What ATR does not tell you
ATR is a volatility measure, not a direction signal and not a forecast. It reacts to bars that have already printed, so it lags a regime change by several bars. A rising ATR says bars are getting wider, not that a trend is starting or that a reversal is near.
The first limitation is direction. A high ATR is equally consistent with a strong uptrend, a hard downtrend, and a violent two-sided range. Reading a rising ATR as a directional signal is a category error; the direction has to come from a separate part of the process.
The second limitation is that ATR reacts rather than anticipates. It is computed from bars that have already closed, so it cannot move ahead of price. The most it can do is summarize the range of what just happened. Any claim that ATR predicts the next move is really a claim about how the coming bars will compare to the recent ones, which the indicator alone has no way to know.

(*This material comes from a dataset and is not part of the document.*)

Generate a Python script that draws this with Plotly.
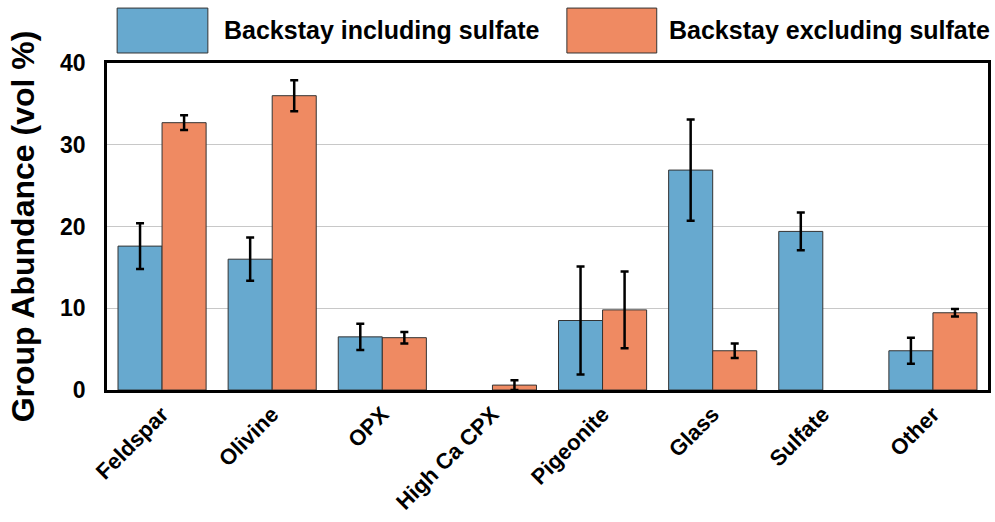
import plotly.graph_objects as go

# Mineral groups and modal abundances (vol %) with 1-sigma uncertainties
categories = ["Feldspar", "Olivine", "OPX", "High Ca CPX", "Pigeonite", "Glass", "Sulfate", "Other"]
incl_values = [17.6, 16.0, 6.5, None, 8.5, 26.9, 19.4, 4.8]
incl_errors = [2.8, 2.65, 1.6, None, 6.6, 6.2, 2.3, 1.6]
excl_values = [32.7, 36.0, 6.4, 0.6, 9.8, 4.8, None, 9.45]
excl_errors = [0.9, 1.9, 0.7, 0.6, 4.7, 0.9, None, 0.45]

series_names = ["Backstay including sulfate", "Backstay excluding sulfate"]
series_colors = ["#67a9cf", "#ef8a62"]

y_ticks = [0, 10, 20, 30, 40]

FONT = "Liberation Sans, Arial, Helvetica, sans-serif"

fig = go.Figure()
for name, vals, errs, color in zip(series_names,
                                   [incl_values, excl_values],
                                   [incl_errors, excl_errors],
                                   series_colors):
    fig.add_trace(go.Bar(
        name=name,
        x=categories,
        y=vals,
        marker=dict(color=color, line=dict(color="#333333", width=1)),
        error_y=dict(type="data", array=errs, visible=True,
                     color="black", thickness=2.5, width=4),
        showlegend=False,
    ))

# Custom legend: large colour swatches with bold labels above the plot
legend_items = [
    (0.0115, 0.1145, 0.1305, series_names[0], series_colors[0]),
    (0.522, 0.624, 0.6356, series_names[1], series_colors[1]),
]
for x0, x1, xt, label, color in legend_items:
    fig.add_shape(type="rect", xref="paper", yref="paper",
                  x0=x0, x1=x1, y0=1.0306, y1=1.168,
                  fillcolor=color, line=dict(color="#333333", width=1))
    fig.add_annotation(x=xt, y=1.101, xref="paper", yref="paper",
                       text=f"<b>{label}</b>", showarrow=False,
                       xanchor="left", yanchor="middle",
                       font=dict(family=FONT, size=25, color="black"))

fig.update_layout(
    width=995, height=522,
    margin=dict(l=107, r=7, t=63, b=132),
    paper_bgcolor="white", plot_bgcolor="white",
    barmode="group", bargap=0.2, bargroupgap=0,
    font=dict(family=FONT, color="black"),
)
fig.update_xaxes(
    automargin=False,
    tickangle=-45,
    tickfont=dict(family=FONT, size=22, color="black"),
    ticks="",
    showline=True, linecolor="black", linewidth=2.5, mirror=True,
    showgrid=False,
    tickprefix="<b>", ticksuffix="</b>",
)
fig.update_yaxes(
    automargin=False,
    range=[0, 40],
    tickvals=y_ticks,
    ticktext=[f"<b>{v}</b>" for v in y_ticks],
    tickfont=dict(family=FONT, size=23, color="black"),
    ticks="outside", ticklen=14, tickcolor="rgba(0,0,0,0)",
    showline=True, linecolor="black", linewidth=2.5, mirror=True,
    showgrid=True, gridcolor="#c8c8c8", gridwidth=1,
    zeroline=False,
    title=dict(text="<b>Group Abundance (vol %)</b>",
               font=dict(family=FONT, size=32, color="black"), standoff=16),
)

fig.write_html("out.html")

The third limitation is the absolute scale. An ATR of eight means something different at a price of 2000 than at a price of 5000, and it means something different across two contracts with different dollar multipliers. Traders who need to compare across instruments or across long price spans often convert ATR to a percentage of price or to dollars per contract first. The honest use of ATR is local and relative: how wide are this instrument's bars now, compared with this instrument's bars recently.
↳ Note
A stop measured in points ignores the session. A stop measured in ATR asks the market how much room the trade needs before it draws the line.
The way to keep ATR honest in a process is to log it. Tag every trade with the ATR reading at entry and the multiple used to place the stop, then check whether the stop distance was matched to the outcome. If trades stopped at one-and-a-half times ATR keep getting hit and then reversing to target, the multiple is too tight for the setup. That check turns ATR from a default setting into a measured input, held to the same twenty-trade-per-setup minimum any pattern claim needs.
Frequently asked questions
- q: What ATR period should a futures trader use? a: Wilder's default is fourteen periods. Shorter periods react faster and produce a noisier ATR; longer periods are smoother and slower to move. The period matters less than fixing it in advance and holding it, so stop distances stay comparable across trades on the same setup.
- q: Does ATR tell you which direction price will move? a: No. ATR measures the size of recent ranges, not their direction. A high ATR can occur in an uptrend, a downtrend, or a choppy range. Direction has to come from a separate read; ATR only sizes how much room the trade needs.
- q: How many bars does ATR need before the reading is stable? a: The first ATR is a simple average of the lookback's true ranges, and Wilder's smoothing carries that seed forward for many bars. A common rule is to let several lookback lengths print before trusting the value, which for a fourteen-period ATR is roughly forty bars of warm-up.
- q: What ATR multiple should a stop use? a: There is no universal multiple. One-and-a-half to two times ATR is a common starting band, but the right multiple is the one a trader's own results support across at least twenty trades in the matching setup. Fix it, log it next to each trade, and measure whether the stop distance fits the outcomes.
- q: Can ATR be compared across two different futures contracts? a: Not directly. ATR is expressed in each instrument's own points and dollar value, so an ATR of eight on one contract and eight on another describe different dollar ranges. Convert to dollars per contract, or to a percentage of price, before comparing across instruments.